Générosité est effectivement un conte moral, qui nous met en garde contre toutes les conceptions trop stéréotypées d’écriture et de lecture, et contre certaines affirmations des scientifiques quant aux interprétations trop mécanistes de nos humeurs. Mais plutôt que de critiquer, je tiens surtout à insérer des addendum de doute, de mystère. L’histoire de l’existence et de la nature transcendantale de l’art demeure perpétuellement incomplète, et l’indicible est toujours tapi quelque part. Ce qui ne veut pas dire que je sois partisan des spiritualités new-age ou même de l’élan vital cher à Bergson : je pense que les limites sont en nous. Les manières dont la complexité ondule ici-bas et dont l’art nous traverse et nous transporte sont si nombreuses, et nos manières de les comprendre sont si systématiques et limitées, que le miracle saute aux yeux sans même avoir besoin de songer à un début d’intervention divine.

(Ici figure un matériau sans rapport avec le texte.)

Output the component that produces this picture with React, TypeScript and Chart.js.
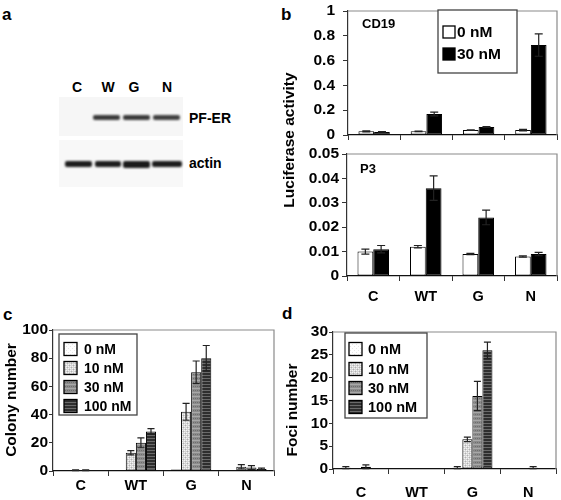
import React, { useEffect, useRef } from "react";
import { Chart, registerables } from "chart.js";

Chart.register(...registerables);

// ---------- data ----------
const categories = ["C", "WT", "G", "N"];

// panel b: CD19 luciferase
const cd19Zero = [0.03, 0.03, 0.04, 0.04];
const cd19ZeroErr = [0.004, 0.002, 0.002, 0.006];
const cd19Thirty = [0.025, 0.17, 0.065, 0.725];
const cd19ThirtyErr = [0.002, 0.015, 0.003, 0.09];
const cd19Ticks = { max: 1, step: 0.2 };

// panel b: P3 luciferase
const p3Zero = [0.010, 0.012, 0.009, 0.008];
const p3ZeroErr = [0.001, 0.0005, 0.0003, 0.0003];
const p3Thirty = [0.011, 0.036, 0.024, 0.009];
const p3ThirtyErr = [0.0015, 0.005, 0.003, 0.0007];
const p3Ticks = { max: 0.05, step: 0.01 };

// panel c: colony number
const colony0 = [0, 0.5, 1, 0.3];
const colony0Err = [0, 0, 0, 0];
const colony10 = [0.5, 13, 42, 3];
const colony10Err = [0.3, 1.5, 6, 1.5];
const colony30 = [0.5, 20, 70, 2.5];
const colony30Err = [0.3, 3.5, 8, 1.3];
const colony100 = [0, 28, 80, 1.5];
const colony100Err = [0, 2, 9, 0.5];
const colonyTicks = { max: 100, step: 20 };

// panel d: foci number
const foci0 = [0.3, 0, 0.3, 0];
const foci0Err = [0.2, 0, 0.2, 0];
const foci10 = [0, 0, 6.5, 0];
const foci10Err = [0, 0, 0.5, 0];
const foci30 = [0.5, 0, 16, 0.3];
const foci30Err = [0.4, 0, 3.2, 0.2];
const foci100 = [0, 0, 26, 0];
const foci100Err = [0, 0, 1.8, 0];
const fociTicks = { max: 30, step: 5 };

const doseLabels2 = ["0 nM", "30 nM"];
const doseLabels4 = ["0 nM", "10 nM", "30 nM", "100 nM"];

const FONT = "'Liberation Sans', Arial, sans-serif";

// ---------- patterns ----------
function makePattern(kind: string): CanvasPattern | string {
  const c = document.createElement("canvas");
  c.width = 4;
  c.height = 4;
  const g = c.getContext("2d")!;
  if (kind === "white") {
    g.fillStyle = "#ffffff";
    g.fillRect(0, 0, 4, 4);
    g.fillStyle = "#e6e6e6";
    g.fillRect(0, 0, 1, 1);
    g.fillRect(2, 2, 1, 1);
  } else if (kind === "light") {
    g.fillStyle = "#d4d4d4";
    g.fillRect(0, 0, 4, 4);
    g.fillStyle = "#f4f4f4";
    g.fillRect(0, 0, 1, 1);
    g.fillRect(2, 0, 1, 1);
    g.fillRect(0, 2, 1, 1);
    g.fillRect(2, 2, 1, 1);
    g.fillStyle = "#b0b0b0";
    g.fillRect(1, 1, 1, 1);
    g.fillRect(3, 3, 1, 1);
  } else if (kind === "mid") {
    g.fillStyle = "#8c8c8c";
    g.fillRect(0, 0, 4, 4);
    g.fillStyle = "#a8a8a8";
    g.fillRect(0, 0, 4, 1);
    g.fillStyle = "#6e6e6e";
    g.fillRect(1, 2, 1, 1);
    g.fillRect(3, 2, 1, 1);
  } else if (kind === "dark") {
    c.height = 3;
    g.fillStyle = "#2e2e2e";
    g.fillRect(0, 0, 4, 3);
    g.fillStyle = "#6a6a6a";
    g.fillRect(0, 0, 4, 1);
  } else {
    return "#000";
  }
  const tmp = document.createElement("canvas").getContext("2d")!;
  return tmp.createPattern(c, "repeat")!;
}

// ---------- plugins ----------
const errorBarPlugin = {
  id: "errorBars",
  afterDatasetsDraw(chart: any) {
    const ctx = chart.ctx;
    const yScale = chart.scales.y;
    chart.data.datasets.forEach((ds: any, di: number) => {
      const errs: number[] = ds.errors || [];
      const meta = chart.getDatasetMeta(di);
      meta.data.forEach((bar: any, i: number) => {
        const e = errs[i];
        if (!e) return;
        const v = ds.data[i];
        const yHi = yScale.getPixelForValue(v + e);
        const yLo = yScale.getPixelForValue(Math.max(0, v - e));
        const cap = Math.min(4, bar.width * 0.35);
        ctx.save();
        ctx.strokeStyle = "#222";
        ctx.lineWidth = 1.2;
        ctx.beginPath();
        ctx.moveTo(bar.x, yLo);
        ctx.lineTo(bar.x, yHi);
        ctx.moveTo(bar.x - cap, yHi);
        ctx.lineTo(bar.x + cap, yHi);
        ctx.moveTo(bar.x - cap, yLo);
        ctx.lineTo(bar.x + cap, yLo);
        ctx.stroke();
        ctx.restore();
      });
    });
  },
};

const frameAndLegendPlugin = {
  id: "frameLegend",
  beforeDatasetsDraw(chart: any) {
    const { ctx, chartArea } = chart;
    ctx.save();
    ctx.strokeStyle = "#8a8a8a";
    ctx.lineWidth = 1.2;
    ctx.beginPath();
    ctx.moveTo(chartArea.left, chartArea.top);
    ctx.lineTo(chartArea.right, chartArea.top);
    ctx.lineTo(chartArea.right, chartArea.bottom);
    ctx.stroke();
    ctx.restore();
  },
  afterDraw(chart: any, _args: any, opts: any) {
    const ctx = chart.ctx;
    if (opts.title) {
      ctx.save();
      ctx.fillStyle = "#000";
      ctx.font = `bold 13px ${FONT}`;
      ctx.textBaseline = "middle";
      ctx.fillText(opts.title.text, opts.title.x, opts.title.y);
      ctx.restore();
    }
    const lg = opts.legend;
    if (!lg) return;
    ctx.save();
    ctx.fillStyle = "#fff";
    ctx.fillRect(lg.x, lg.y, lg.w, lg.h);
    ctx.strokeStyle = "#444";
    ctx.lineWidth = 1.3;
    ctx.strokeRect(lg.x, lg.y, lg.w, lg.h);
    chart.data.datasets.forEach((ds: any, i: number) => {
      const cy = lg.rows[i];
      const s = lg.swatch;
      ctx.fillStyle = ds.backgroundColor;
      ctx.fillRect(lg.sx, cy - s / 2, s, s);
      ctx.strokeStyle = "#000";
      ctx.lineWidth = 1.3;
      ctx.strokeRect(lg.sx, cy - s / 2, s, s);
      ctx.fillStyle = "#000";
      ctx.font = `bold ${lg.font}px ${FONT}`;
      ctx.textBaseline = "middle";
      ctx.fillText(ds.label, lg.tx, cy + 1);
    });
    ctx.restore();
  },
};

// ---------- chart builder ----------
type PanelCfg = {
  w: number;
  h: number;
  area: { left: number; top: number; right: number; bottom: number };
  datasets: any[];
  ticks: { max: number; step: number };
  showX: boolean;
  xPad: number;
  yPad: number;
  yTick: number;
  pct: number;
  legend?: any;
  title?: any;
};

function fmt(v: number) {
  return String(Number(Number(v).toFixed(2)));
}

function buildChart(canvas: HTMLCanvasElement, cfg: PanelCfg) {
  const yFont = { family: FONT, size: 15.5, weight: "bold" as const };
  const xFont = { family: FONT, size: 14.5, weight: "bold" as const };
  return new Chart(canvas, {
    type: "bar",
    data: {
      labels: categories,
      datasets: cfg.datasets.map((d) => ({
        ...d,
        borderColor: "#000",
        borderWidth: 1,
        borderSkipped: false,
        categoryPercentage: cfg.pct,
        barPercentage: 1,
      })),
    },
    options: {
      animation: false,
      responsive: false,
      maintainAspectRatio: false,
      events: [],
      layout: {
        padding: { top: cfg.area.top, right: cfg.w - cfg.area.right, left: 0, bottom: 0 },
      },
      plugins: {
        legend: { display: false },
        tooltip: { enabled: false },
        frameLegend: { legend: cfg.legend, title: cfg.title },
      } as any,
      scales: {
        x: {
          ticks: { display: cfg.showX, font: xFont, color: "#000", padding: cfg.xPad },
          grid: { offset: true, drawOnChartArea: false, drawTicks: true, tickLength: 5, color: "#333", lineWidth: 1 },
          border: { color: "#111", width: 1.2 },
          afterFit: (s: any) => {
            s.height = cfg.h - cfg.area.bottom;
            s.paddingLeft = 0;
            s.paddingRight = 0;
          },
        },
        y: {
          min: 0,
          max: cfg.ticks.max,
          ticks: {
            stepSize: cfg.ticks.step,
            font: yFont,
            color: "#000",
            padding: cfg.yPad,
            callback: (v: any) => fmt(v),
          },
          grid: { drawOnChartArea: false, drawTicks: true, tickLength: cfg.yTick, color: "#333", lineWidth: 1 },
          border: { color: "#333", width: 1.2 },
          afterFit: (s: any) => {
            s.width = cfg.area.left;
            s.paddingTop = 0;
            s.paddingBottom = 0;
          },
        },
      },
    },
    plugins: [frameAndLegendPlugin, errorBarPlugin],
  } as any);
}

// ---------- blot ----------
function Band({ x1, x2, y, h, dark }: { x1: number; x2: number; y: number; h: number; dark: string }) {
  return (
    <div
      style={{
        position: "absolute",
        left: x1,
        top: y - h / 2,
        width: x2 - x1,
        height: h,
        background: dark,
        borderRadius: 2,
        filter: "blur(0.8px)",
      }}
    />
  );
}

const blotLanes = ["C", "W", "G", "N"];
const blotLaneX = [77, 108, 134, 167];

function Blot() {
  const lbl: React.CSSProperties = {
    position: "absolute",
    fontFamily: FONT,
    fontWeight: "bold",
    fontSize: 14,
    lineHeight: "14px",
    color: "#000",
  };
  return (
    <>
      {blotLanes.map((l, i) => (
        <div key={l} style={{ ...lbl, left: blotLaneX[i] - 10, width: 20, textAlign: "center", top: 80 }}>
          {l}
        </div>
      ))}
      <div style={{ position: "absolute", left: 59, top: 97, width: 124, height: 39, background: "#f6f6f6" }} />
      <div style={{ position: "absolute", left: 59, top: 140, width: 124, height: 47, background: "#f8f8f8" }} />
      <Band x1={93} x2={120} y={117} h={5} dark="#3a3a3a" />
      <Band x1={123} x2={150} y={117} h={5} dark="#3a3a3a" />
      <Band x1={153} x2={180} y={117} h={5} dark="#404040" />
      <Band x1={65} x2={92} y={164} h={6} dark="#1e1e1e" />
      <Band x1={95} x2={121} y={164} h={6} dark="#1e1e1e" />
      <Band x1={123} x2={150} y={164} h={7} dark="#1a1a1a" />
      <Band x1={152} x2={182} y={164} h={6} dark="#1e1e1e" />
      <div style={{ ...lbl, left: 189, top: 111 }}>PF-ER</div>
      <div style={{ ...lbl, left: 189, top: 156 }}>actin</div>
    </>
  );
}

// ---------- app ----------
export default function App() {
  const refB1 = useRef<HTMLCanvasElement>(null);
  const refB2 = useRef<HTMLCanvasElement>(null);
  const refC = useRef<HTMLCanvasElement>(null);
  const refD = useRef<HTMLCanvasElement>(null);

  useEffect(() => {
    const pW = makePattern("white");
    const pL = makePattern("light");
    const pM = makePattern("mid");
    const pD = makePattern("dark");

    const charts: Chart[] = [];
    charts.push(
      buildChart(refB1.current!, {
        w: 281,
        h: 140,
        area: { left: 68, top: 11, right: 277, bottom: 135 },
        datasets: [
          { label: doseLabels2[0], data: cd19Zero, errors: cd19ZeroErr, backgroundColor: "#ffffff" },
          { label: doseLabels2[1], data: cd19Thirty, errors: cd19ThirtyErr, backgroundColor: "#000000" },
        ],
        ticks: cd19Ticks,
        showX: false,
        xPad: 0,
        yPad: 8,
        yTick: 5,
        pct: 0.6,
        legend: { x: 158, y: 10, w: 79, h: 63, rows: [32, 54], swatch: 12, sx: 163, tx: 177, font: 15.5 },
        title: { text: "CD19", x: 82, y: 24 },
      })
    );
    charts.push(
      buildChart(refB2.current!, {
        w: 281,
        h: 165,
        area: { left: 67, top: 14, right: 277, bottom: 136 },
        datasets: [
          { label: doseLabels2[0], data: p3Zero, errors: p3ZeroErr, backgroundColor: "#ffffff" },
          { label: doseLabels2[1], data: p3Thirty, errors: p3ThirtyErr, backgroundColor: "#000000" },
        ],
        ticks: p3Ticks,
        showX: true,
        xPad: 7,
        yPad: 3,
        yTick: 5,
        pct: 0.6,
        title: { text: "P3", x: 80, y: 29 },
      })
    );
    charts.push(
      buildChart(refC.current!, {
        w: 280,
        h: 200,
        area: { left: 53, top: 30, right: 274, bottom: 171 },
        datasets: [
          { label: doseLabels4[0], data: colony0, errors: colony0Err, backgroundColor: pW },
          { label: doseLabels4[1], data: colony10, errors: colony10Err, backgroundColor: pL },
          { label: doseLabels4[2], data: colony30, errors: colony30Err, backgroundColor: pM },
          { label: doseLabels4[3], data: colony100, errors: colony100Err, backgroundColor: pD },
        ],
        ticks: colonyTicks,
        showX: true,
        xPad: 1,
        yPad: 1,
        yTick: 4,
        pct: 0.73,
        legend: { x: 59, y: 34, w: 78, h: 81, rows: [49, 68, 87, 106], swatch: 13, sx: 64, tx: 84, font: 14 },
      })
    );
    charts.push(
      buildChart(refD.current!, {
        w: 281,
        h: 200,
        area: { left: 53, top: 32, right: 276, bottom: 169 },
        datasets: [
          { label: doseLabels4[0], data: foci0, errors: foci0Err, backgroundColor: pW },
          { label: doseLabels4[1], data: foci10, errors: foci10Err, backgroundColor: pL },
          { label: doseLabels4[2], data: foci30, errors: foci30Err, backgroundColor: pM },
          { label: doseLabels4[3], data: foci100, errors: foci100Err, backgroundColor: pD },
        ],
        ticks: fociTicks,
        showX: true,
        xPad: 10,
        yPad: 1,
        yTick: 4,
        pct: 0.72,
        legend: { x: 65, y: 33, w: 82, h: 85, rows: [49, 69, 88, 107], swatch: 13, sx: 69, tx: 88, font: 14.5 },
      })
    );
    return () => charts.forEach((c) => c.destroy());
  }, []);

  const letter: React.CSSProperties = {
    position: "absolute",
    fontFamily: FONT,
    fontWeight: "bold",
    fontSize: 17,
    lineHeight: "17px",
    color: "#000",
  };
  const vtitle = (text: string, cx: number, cy: number): React.ReactNode => (
    <div
      style={{
        position: "absolute",
        left: cx - 100,
        top: cy - 9,
        width: 200,
        height: 18,
        lineHeight: "18px",
        textAlign: "center",
        transform: "rotate(-90deg)",
        fontFamily: FONT,
        fontWeight: "bold",
        fontSize: 15.5,
        color: "#000",
        whiteSpace: "nowrap",
      }}
    >
      {text}
    </div>
  );

  return (
    <div
      style={{
        position: "absolute",
        left: 0,
        top: 0,
        width: 561,
        height: 500,
        background: "#fff",
        overflow: "hidden",
      }}
    >
      <div style={{ ...letter, left: 2, top: 6 }}>a</div>
      <div style={{ ...letter, left: 281, top: 6 }}>b</div>
      <div style={{ ...letter, left: 3, top: 306 }}>c</div>
      <div style={{ ...letter, left: 282, top: 305 }}>d</div>
      <Blot />
      <canvas ref={refB1} width={281} height={140} style={{ position: "absolute", left: 280, top: 0 }} />
      <canvas ref={refB2} width={281} height={165} style={{ position: "absolute", left: 280, top: 140 }} />
      <canvas ref={refC} width={280} height={200} style={{ position: "absolute", left: 0, top: 300 }} />
      <canvas ref={refD} width={281} height={200} style={{ position: "absolute", left: 280, top: 300 }} />
      {vtitle("Luciferase activity", 289, 140)}
      {vtitle("Colony number", 11, 400)}
      {vtitle("Foci number", 292, 410)}
    </div>
  );
}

Savez-vous déjà quel sera le sujet de votre prochain livre ?

Je suis parti de la première exécution du Quatuor pour la fin du temps d’Olivier Messiaen au camp de travail Stalag VIII-B où il était emprisonné : d’après le témoignage de Messiaen lui-même, il n’écouta plus jamais un morceau de musique avec la même attention. Je travaille sur cette vertu qui est peut-être la plus puissante à notre disposition pour nous tenir, ne serait-ce qu’un instant, hors du temps.

C’est une qualité très menacée à notre époque…

Presque en voie de disparition. Nous sommes assaillis par une épidémie terrible de distraction.